- Jajo Mazara Location in Punjab, India Jajo Mazara Jajo Mazara (India)
- Coordinates: 31°10′38″N 75°46′54″E﻿ / ﻿31.1771888°N 75.7817259°E
- Country: India
- State: Punjab
- District: Jalandhar
- Tehsil: Phillaur

Government
- • Type: Panchayat raj
- • Body: Gram panchayat
- Elevation: 246 m (807 ft)

Population (2011)
- • Total: 13
- Sex ratio 12/1 ♂/♀

Languages
- • Official: Punjabi
- Time zone: UTC+5:30 (IST)
- Telephone code: 01826
- ISO 3166 code: IN-PB
- Vehicle registration: PB 37
- Website: jalandhar.nic.in

= Jajo Mazara =

Jajo Mazara or Jajo Majara is a small size village with a population of only 13 people in Phillaur tehsil of Jalandhar District of Punjab State, India. It is located 11 km away from Goraya, 22.8 km from Phillaur, 30.5 km from district headquarter Jalandhar and 122 km from state capital Chandigarh.
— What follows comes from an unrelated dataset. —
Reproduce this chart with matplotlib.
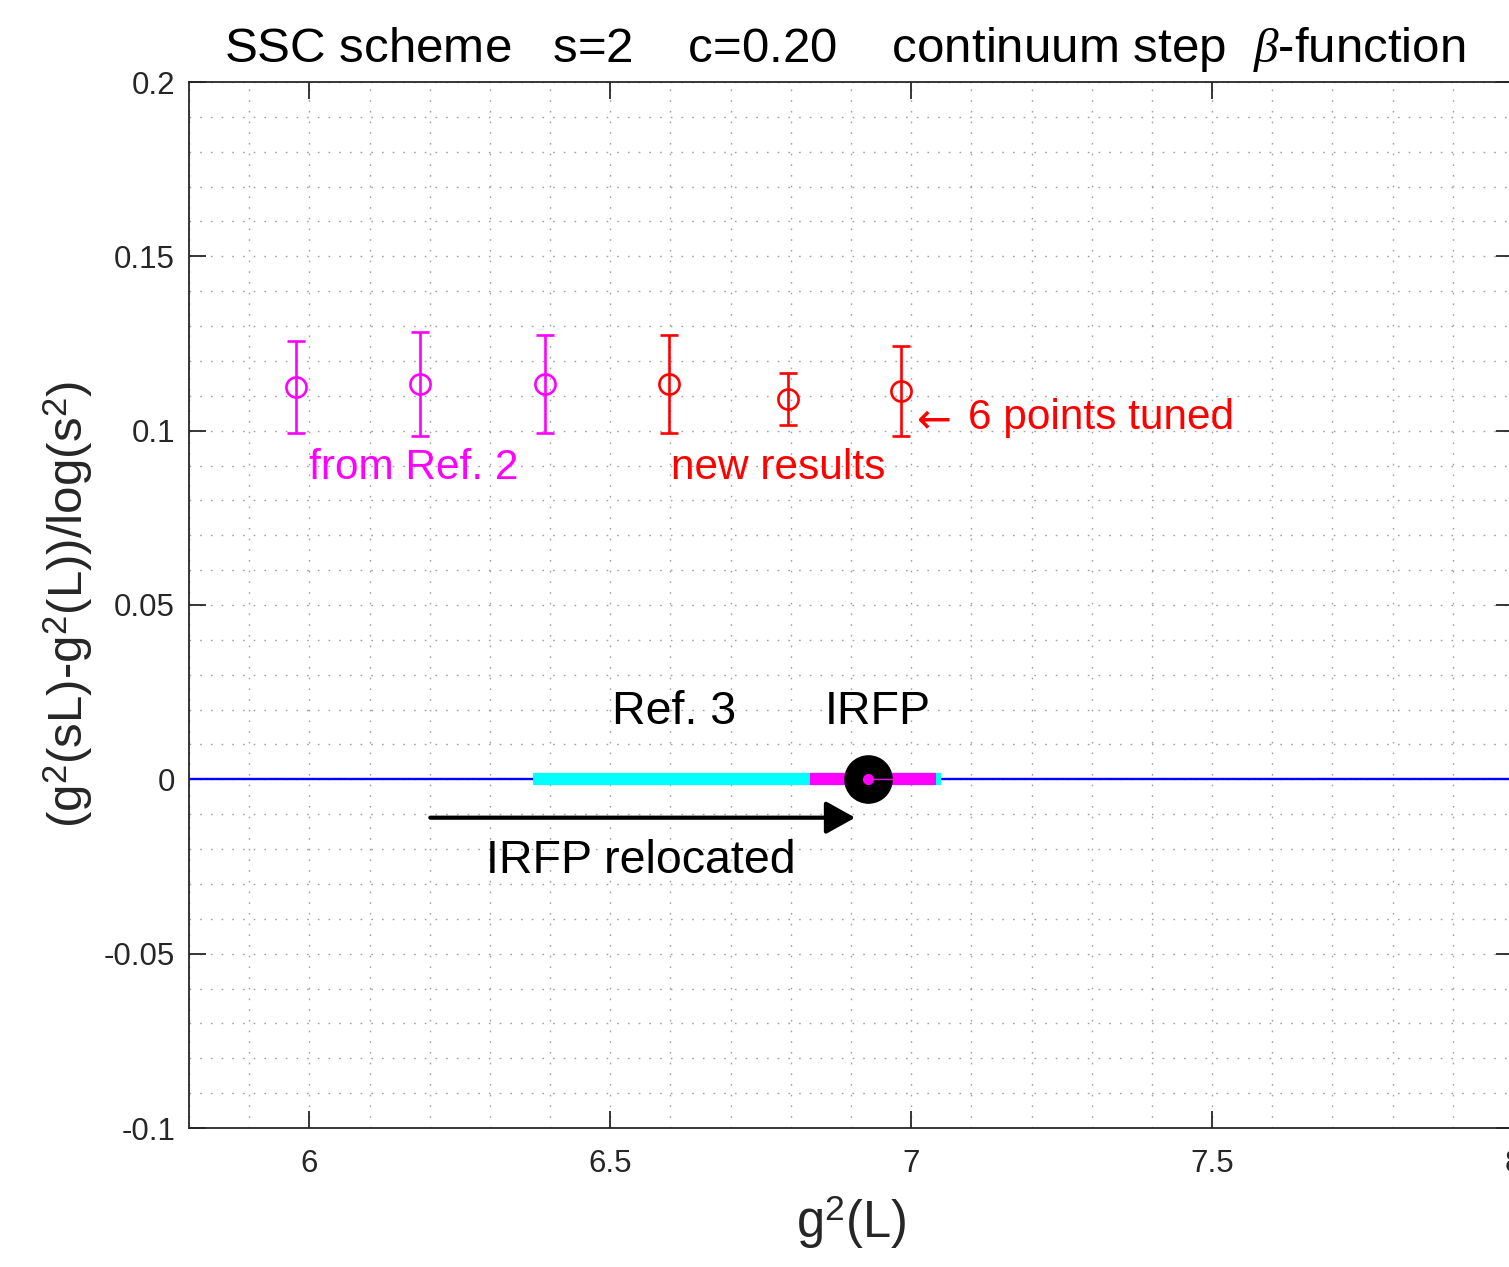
import matplotlib
matplotlib.use("Agg")
import matplotlib.pyplot as plt
from matplotlib.ticker import MultipleLocator, FixedLocator

plt.rcParams['font.family'] = ['Liberation Sans', 'DejaVu Sans']
plt.rcParams['mathtext.fontset'] = 'custom'
plt.rcParams['mathtext.rm'] = 'Liberation Sans'
plt.rcParams['mathtext.it'] = 'Liberation Serif:italic'

# ---- data ----
ref2_x = [5.977, 6.184, 6.392]
ref2_y = [0.1125, 0.1134, 0.1134]
ref2_err = [0.0131, 0.0149, 0.0141]

new_x = [6.598, 6.796, 6.983]
new_y = [0.1134, 0.1091, 0.1114]
new_err = [0.0141, 0.0074, 0.0130]

ref3_band = [6.372, 7.050]
new_band = [6.832, 7.042]
irfp_x = 6.929
irfp_xerr_right = 0.04
arrow_from = 6.201
arrow_to = 6.907
arrow_y = -0.011

xticks = [6, 6.5, 7, 7.5, 8]
xtick_labels = ["6", "6.5", "7", "7.5", "8"]
yticks = [-0.1, -0.05, 0, 0.05, 0.1, 0.15, 0.2]
ytick_labels = ["-0.1", "-0.05", "0", "0.05", "0.1", "0.15", "0.2"]

fig = plt.figure(figsize=(15.09, 12.67), dpi=100)
ax = fig.add_axes([189/1509, 1 - 1128/1267, 1324/1509, 1046/1267])
ax.set_xlim(5.8, 8.0)
ax.set_ylim(-0.1, 0.2)

# grid
ax.xaxis.set_minor_locator(MultipleLocator(0.1))
ax.yaxis.set_minor_locator(MultipleLocator(0.01))
ax.grid(which='both', linestyle=(0, (1.2, 6.5)), color='#a0a0a0', linewidth=1.0)
ax.set_axisbelow(True)

# zero line
ax.axhline(0, color='#0000ff', lw=1.7, zorder=2)

# bands
ax.plot(ref3_band, [0, 0], color='#00ffff', lw=8.8, solid_capstyle='butt', zorder=3)
ax.plot(new_band, [0, 0], color='#ff00ff', lw=8.8, solid_capstyle='butt', zorder=4)

# IRFP marker
ax.plot([irfp_x], [0], 'o', color='k', ms=34, zorder=5)
ax.plot([irfp_x, irfp_x + irfp_xerr_right], [0, 0], color='#ff00ff', lw=1.0, zorder=6)
ax.plot([irfp_x], [0], 'o', color='#ff00ff', ms=7, zorder=7)

# data points
ax.errorbar(ref2_x, ref2_y, yerr=ref2_err, fmt='o', mfc='none', mec='#ff00ff',
            ecolor='#ff00ff', ms=14.5, mew=1.9, elinewidth=1.9, capsize=6.5,
            capthick=1.9, zorder=6)
ax.errorbar(new_x, new_y, yerr=new_err, fmt='o', mfc='none', mec='#ff0000',
            ecolor='#ff0000', ms=14.5, mew=1.9, elinewidth=1.9, capsize=6.5,
            capthick=1.9, zorder=6)

# arrow
ax.annotate('', xy=(arrow_to, arrow_y), xytext=(arrow_from, arrow_y),
            arrowprops=dict(arrowstyle='-|>,head_length=0.9,head_width=0.5',
                            mutation_scale=20, lw=3, color='k',
                            shrinkA=0, shrinkB=0), zorder=6)

# annotations
ax.text(6.0, 0.0893, "from Ref. 2", color='#ff00ff', fontsize=30.5, va='center', ha='left')
ax.text(6.601, 0.0893, "new results", color='#ff0000', fontsize=30.5, va='center', ha='left')
ax.text(7.010, 0.1030, "\u2190", color='#ff0000', fontsize=30,
        va='center', ha='left', family=['DejaVu Sans'])
ax.text(7.0947, 0.1036, "6 points tuned", color='#ff0000', fontsize=30.5,
        va='center', ha='left')
ax.text(6.503, 0.0192, "Ref. 3", color='k', fontsize=33.5, va='center', ha='left')
ax.text(6.857, 0.0192, "IRFP", color='k', fontsize=33.5, va='center', ha='left')
ax.text(6.294, -0.0233, "IRFP relocated", color='k', fontsize=33.5, va='center', ha='left')

# ticks
ax.xaxis.set_major_locator(FixedLocator(xticks))
ax.set_xticklabels(xtick_labels)
ax.yaxis.set_major_locator(FixedLocator(yticks))
ax.set_yticklabels(ytick_labels)
ax.tick_params(which='major', direction='in', length=12, width=1.3, color='#262626',
               top=True, right=True, labelsize=22.5, labelcolor='#262626')
ax.tick_params(axis='x', which='major', pad=15)
ax.tick_params(axis='y', which='major', pad=10)
ax.tick_params(which='minor', length=0, top=True, right=True)
for sp in ax.spines.values():
    sp.set_color('#262626')
    sp.set_linewidth(1.3)

ax.set_xlabel("g$^2$(L)", fontsize=36.5, color='#262626')
ax.xaxis.set_label_coords(0.5, -0.062)
ax.set_ylabel("(g$^2$(sL)-g$^2$(L))/log(s$^2$)", fontsize=35.5, color='#262626')
ax.yaxis.set_label_coords(-0.071, 0.5)

ax.text(0.4955, 1.019,
        "SSC scheme   s=2    c=0.20    continuum step  $\\beta$-function",
        transform=ax.transAxes, ha='center', va='baseline', fontsize=35.5, color='k')

fig.savefig("out.png", dpi=100)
The village is administrated by a sarpanch who is an elected representative of village as per Panchayati raj (India).

== Demography ==
As of 2011, Jajo Mazara has a total number of 10 houses and a population of 13, of which 12 are males and only 1 female according to the report published by Census India in 2011. Literacy rate of Jajo Mazara is 30.77%, lower than state average of 75.84%. Child Sex Ratio of the village as per census is 0.

== Transport ==

=== Rail ===
Bhattian train station is the nearest train station however, Goraya Junction Railway Station is 11 km away from the village.

=== Air ===
The nearest domestic airport is located 57 km away in Ludhiana and the nearest international airport is located in Chandigarh also Sri Guru Ram Dass Jee International Airport is the second nearest airport which is 125 km away in Amritsar.